Both Ma and Amin lose their sight, and the former's death is celebrated as having put her out of her mounting misery. Years later, Rashid is able to piece the story together using Amin's notebooks, his own memory and a chance encounter with another of Pearce's descendants.

== Critical reception ==
Desertion is one of Gurnah's most acclaimed novels. Mike Phillips, reviewing it for The Guardian, wrote:

Most of Desertion is as beautifully written and pleasurable as anything I've read recently, a sweetly nostalgic recall of a colonial childhood and a vanished Muslim culture, defined by its thoughtful and customary manners, layered by its calendar of festivals and religious observances. At the same time each of its virtues are parallelled [sic] and offset by the petty cruelties of a small, incestuous community.
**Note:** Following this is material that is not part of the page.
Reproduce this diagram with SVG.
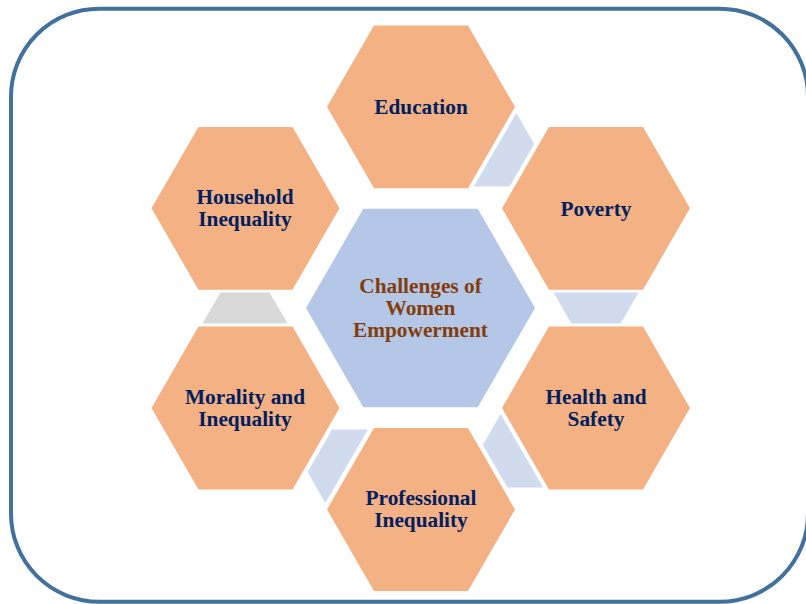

Gurnah's portrait of the society's complexities is the work of a maestro.

Phillips was unhappy only with the novel's account of Rashid's desertion of his roots, describing it as

the least satisfactory, least insightful element of the book [... W]e are told little which illuminates the relationship between the culture of the minority to which he belongs and the chaos which replaces it.

== Themes ==
"Desertion and abandonment," according to Phillips, "are the themes that run through this novel, and which link its stories of tragic love with the history and politics of the east African coast." Where many have seen Desertion as primarily a political, postcolonial commentary on the imperial relationship with Britain, Phillips discarded this as

more or less tangential in the progress of the narrative. Instead, it is the Kiswahili and Muslim culture, along with its Arabic roots, which forms the backdrop of the novel and dominates the lives of the characters.

There is also throughout the novel a faintly Gothic strain, beginning with Hassanali's mistaken early citing of Pearce. On Pearce's apologetic return to the shop, an elderly villager remarks,

[... Y]ou have amazed us, o sheikh mzungu [....] If you had spoken when we found you a few days ago, looking like a corpse, and had spoken to us in Arabic, and had spoken thus in that dangerous hour, I think we would have taken you for a servant of the infernal one.

Doomed love features time and again. All the relationships in the novel (except for the established one of Ma and Ba, and Farida's with her Mombasa lover Abbas, which is nevertheless "long delayed and littered with obstacles") "are doomed, victims of their time and place."

== Readings ==

=== Autobiographical ===
Among the most tempting readings of Desertion is of an echo of the life of Gurnah himself, although no critic appears yet to have noticed this. Rashid, certainly, has a great deal in common with his literary progenitor: both born at about the same time in pre-independent Zanzibar, both uprooted from those roots for their adult lives in England, both passionate scholars of literature, both winning PhDs (Gurnah from the University of Kent, Rashid from the University of London), and both going on to careers as university lecturers (Gurnah remaining at Kent, Rashid repairing to one in country surrounds).

== Narrative style ==
Rashid, according to Phillips, frequently challenges his own reluctance to repeat the "cliché of the miraculous", spinning his yarns in prose intentionally reminiscent of the Arabian Nights, "echoing with djinns, visions, sudden journeys, disappearances, and the domineering rhythms of the surrounding ocean."